25 Jan Bark: What It Is and Why We Love It
Any pit master worth his salt knows and understands the importance of bark. They’ve perfected the texture, thickness, color, taste and smell of it. Now, if you’re not a tenured barbecuer, we’re here fill you in and give you the 411. What it is, why we love it, and how to get it.
What is Bark and What’s the big deal?
Bark is a crust that forms on the outside of smoked meat. It is actually the result of some complicated chemical reactions, but in simple terms it is because it’s exposed to oxygen and heat. The bark is made up of caramelized sugar, spices, melted fat, and smoke that is cooking on the surface of the meat. As one can imagine, this crust is incredibly flavorful and is an integral part of good barbecue.
The color of the bark can be dependent on the type of wood chips used and how long the meat has cooked. First time consumers may think their meat is burned based on the dark colored bark; a common misconception. But barbecue connoisseurs know that a dark, crusty bark is coveted.

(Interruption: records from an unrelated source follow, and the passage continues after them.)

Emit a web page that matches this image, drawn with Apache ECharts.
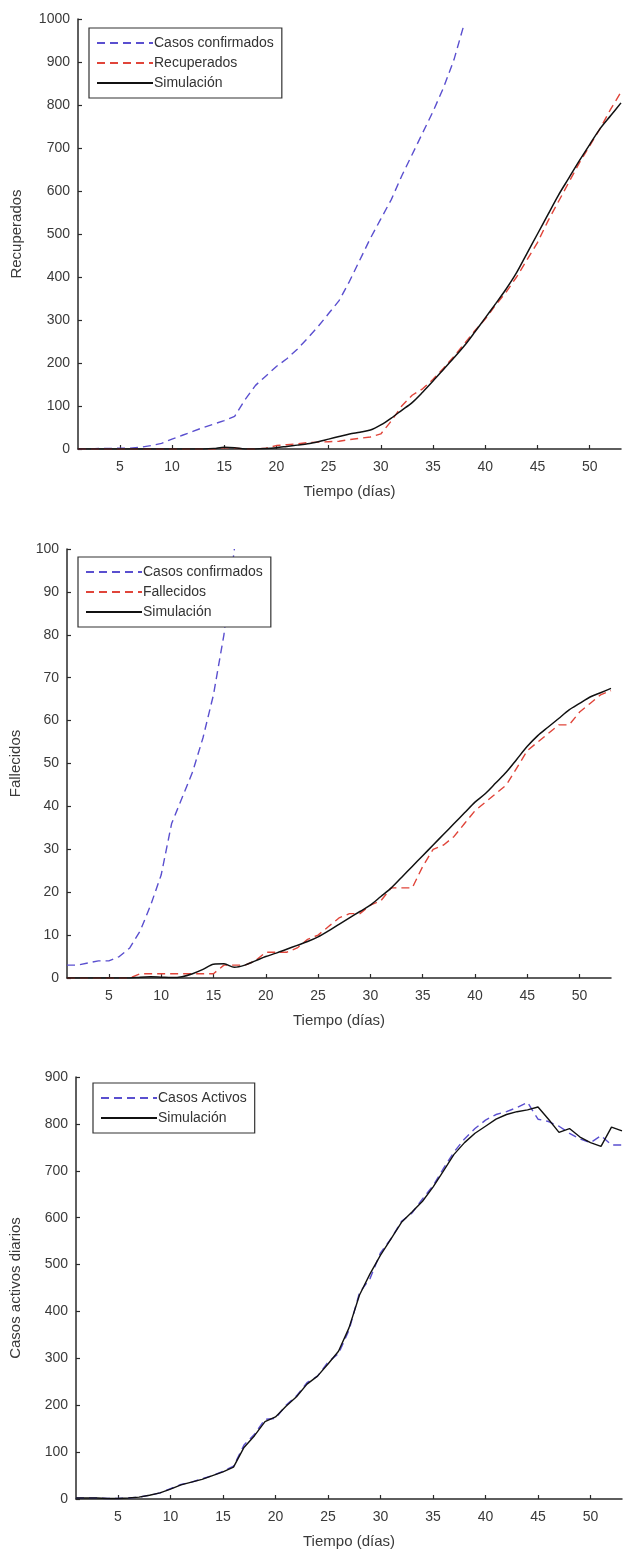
<!DOCTYPE html>
<html>
<head>
<meta charset="utf-8">
<script src="https://cdn.jsdelivr.net/npm/echarts@6/dist/echarts.min.js"></script>
<style>
html,body{margin:0;padding:0;background:#fff;}
#c{width:624px;height:1557px;}
</style>
</head>
<body>
<div id="c"></div>
<script>
// ---------- DATA ----------
const days = [1,2,3,4,5,6,7,8,9,10,11,12,13,14,15,16,17,18,19,20,21,22,23,24,25,26,27,28,29,30,31,32,33,34,35,36,37,38,39,40,41,42,43,44,45,46,47,48,49,50,51,52,53];
const xTickValues = [5,10,15,20,25,30,35,40,45,50];

// Chart 1: Recuperados
const confirmed1 = [0,0,1,1,2,2,4,8,13,23,32,41,50,58,66,76,115,148,170,192,210,232,258,285,315,345,390,440,490,535,580,635,685,735,785,840,905,990];
const recovered = [0,0,0,0,0,0,0,0,0,0,0,0,0,0,3,2,0,0,2,8,10,12,15,16,17,18,22,25,28,35,65,100,125,140,162,188,215,245,275,302,335,365,400,440,480,530,575,620,665,705,745,790,830];
const sim1 = [0,0,0,0,0,0,0,0,0,0,0,0,0,1,4,3,0,0,1,3,6,9,12,17,23,29,35,39,44,56,72,90,108,132,158,185,212,240,272,305,338,372,410,455,500,545,590,630,670,708,745,775,805];

// Chart 2: Fallecidos
const confirmed2 = [3,3,3.5,4,4,5,7,11,17,24,36,42,48,56,66,80,100];
const deaths = [0,0,0,0,0,0,0,1,1,1,1,1,1,1,1,3,3,3,4,6,6,6,7,9,10,12,14,15,15,17,18,21,21,21,26,30,31,33,36,39,41,43,45,49,53,55,57,59,59,62,64,66,67];
const sim2 = [0,0,0,0,0,0,0,0.2,0.3,0.2,0.1,0.3,1,2,3.2,3.3,2.5,3,4,5,5.8,6.7,7.6,8.5,9.6,11,12.5,14,15.5,17,19,21,23.5,26,28.5,31,33.5,36,38.5,41,43,45.5,48,51,54,56.5,58.5,60.5,62.5,64,65.5,66.5,67.5];

// Chart 3: Casos activos
const active = [2,2,2,1,1,2,4,8,13,22,31,36,43,50,59,70,115,138,170,172,200,220,248,262,292,310,360,440,470,525,555,592,610,640,668,705,740,768,790,808,820,826,835,846,810,805,795,780,768,760,775,755,755];
const sim3 = [2,2,2,1,1,2,4,8,13,21,30,36,42,50,58,68,110,135,165,175,198,218,245,262,288,315,365,435,480,520,555,590,612,635,665,700,735,760,780,795,810,820,826,830,836,810,782,790,772,760,752,793,785];

// ---------- helpers ----------
function pairs(xs, ys){ return ys.map((v,i)=>[xs[i], v]); }

const FONT = 'Liberation Sans';
const axisColor = '#2a2a2a';
const labelColor = '#3a3a3a';
const BLUE = '#5a4fcf';
const RED = '#e0453a';
const BLACK = '#111111';

function xAxis(gi){
  return {
    type:'value', gridIndex:gi, min:1, max:53,
    name:'Tiempo (días)', nameLocation:'middle', nameGap:35,
    nameTextStyle:{fontFamily:FONT, fontSize:15, color:labelColor},
    axisLine:{show:true, onZero:false, lineStyle:{color:axisColor, width:1.5}},
    axisTick:{show:true, inside:true, length:4, customValues:xTickValues, lineStyle:{color:axisColor, width:1.2}},
    axisLabel:{customValues:xTickValues, margin:11, fontFamily:FONT, fontSize:14, color:labelColor},
    splitLine:{show:false}
  };
}
function yAxis(gi, max, interval, name, gap){
  return {
    type:'value', gridIndex:gi, min:0, max:max, interval:interval,
    name:name, nameLocation:'middle', nameGap:gap, nameRotate:90,
    nameTextStyle:{fontFamily:FONT, fontSize:15, color:labelColor},
    axisLine:{show:true, onZero:false, lineStyle:{color:axisColor, width:1.5}},
    axisTick:{show:true, inside:true, length:4, lineStyle:{color:axisColor, width:1.2}},
    axisLabel:{margin:8, fontFamily:FONT, fontSize:14, color:labelColor, formatter:(v)=>String(v)},
    splitLine:{show:false}
  };
}
function line(name, gi, data, color, dashed, width, smooth){
  return {
    name:name, type:'line', xAxisIndex:gi, yAxisIndex:gi,
    data:data, symbol:'none', smooth:smooth||false, clip:true,
    lineStyle:{color:color, width:width||1.4, type: dashed ? [8,5] : 'solid'},
    itemStyle:{color:color},
    emphasis:{disabled:true}, animation:false, z: dashed ? 2 : 3
  };
}
function legend(names, left, top){
  return {
    data:names, left:left, top:top, orient:'vertical',
    itemWidth:56, itemHeight:12, itemGap:6,
    padding:[8,8,8,7], borderColor:'#333', borderWidth:1.2,
    backgroundColor:'#fff', selectedMode:false,
    itemStyle:{opacity:0, borderWidth:0},
    textStyle:{fontFamily:FONT, fontSize:14, color:'#333', padding:[0,0,0,-4]}
  };
}

const chart = echarts.init(document.getElementById('c'), null, {renderer:'canvas'});
chart.setOption({
  backgroundColor:'#fff',
  animation:false,
  grid:[
    {left:78, right:3, top:19, height:430},
    {left:65, right:13, top:549, height:429},
    {left:76, right:2, top:1077, height:422}
  ],
  xAxis:[xAxis(0), xAxis(1), xAxis(2)],
  yAxis:[
    yAxis(0, 1000, 100, 'Recuperados', 54),
    yAxis(1, 100, 10, 'Fallecidos', 44),
    yAxis(2, 900, 100, 'Casos activos diarios', 53)
  ],
  legend:[
    legend(['Casos confirmados','Recuperados','Simulación'], 89, 28),
    legend(['Casos confirmados','Fallecidos','Simulación'], 78, 557),
    legend(['Casos Activos','Simulación'], 93, 1083)
  ],
  series:[
    line('Casos confirmados', 0, pairs(days, confirmed1), BLUE, true),
    line('Recuperados', 0, pairs(days, recovered), RED, true),
    line('Simulación', 0, pairs(days, sim1), BLACK, false, 1.5, 0.3),
    line('Casos confirmados', 1, pairs(days, confirmed2), BLUE, true),
    line('Fallecidos', 1, pairs(days, deaths), RED, true),
    line('Simulación', 1, pairs(days, sim2), BLACK, false, 1.5, 0.3),
    line('Casos Activos', 2, pairs(days, active), BLUE, true),
    line('Simulación', 2, pairs(days, sim3), BLACK, false, 1.4)
  ]
});
</script>
</body>
</html>
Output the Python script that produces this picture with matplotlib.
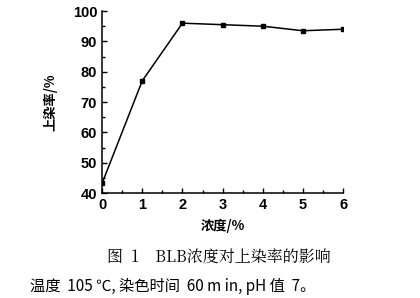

Bark gives the smoked meat a crucial flavor and texture. Bark is strong in taste and has a concentrated flavor due to the ingredients of the dry rub and rendered fat in the meat. The crispy bark and the juicy, tender meat inside result in a harmoniously balanced bite in texture and taste.
Perfecting the Bark Art
Every person deemed a “pit master” has indeed mastered the art of the bark. If you’re not quite there yet, that’s okay! Thankfully mastering the perfect bark won’t take a lifetime and with a bit of practice and the correct cooking conditions you’ll be the Bark Master in no time. Here are a few things to keep in mind during your journey to becoming Pit Master:
The dry rub: A typical spice rub is comprised of pepper, salt, sugar, and paprika. It might also include garlic or onion powder, ginger and maybe a secret ingredient or two. These ingredients play a large part in how your crust is formed.
The smoke: The formation of bark cannot happen without smoke. The longer your meat is exposed to the smoke, the darker and thicker it becomes. Meat that is smoked for 10-13 hours will look burned. It’s not, however. If done right, that dark bark is sought out by many.
The temperature: Like with all barbecue, the goal here is low and slow. The temperature has to be just right. If the temp is too low a crust cannot form, however if it is too high, the meat with char and can taste bitter.
The meat: There needs to be a layer of fat on the outside of the meat. This fat is critical in a good bark forming. If the fat layer is too thick, trim it down.
The surface area: The more surface area, the more area there is for bark to form. The meat should have has much exposure to the air as possible.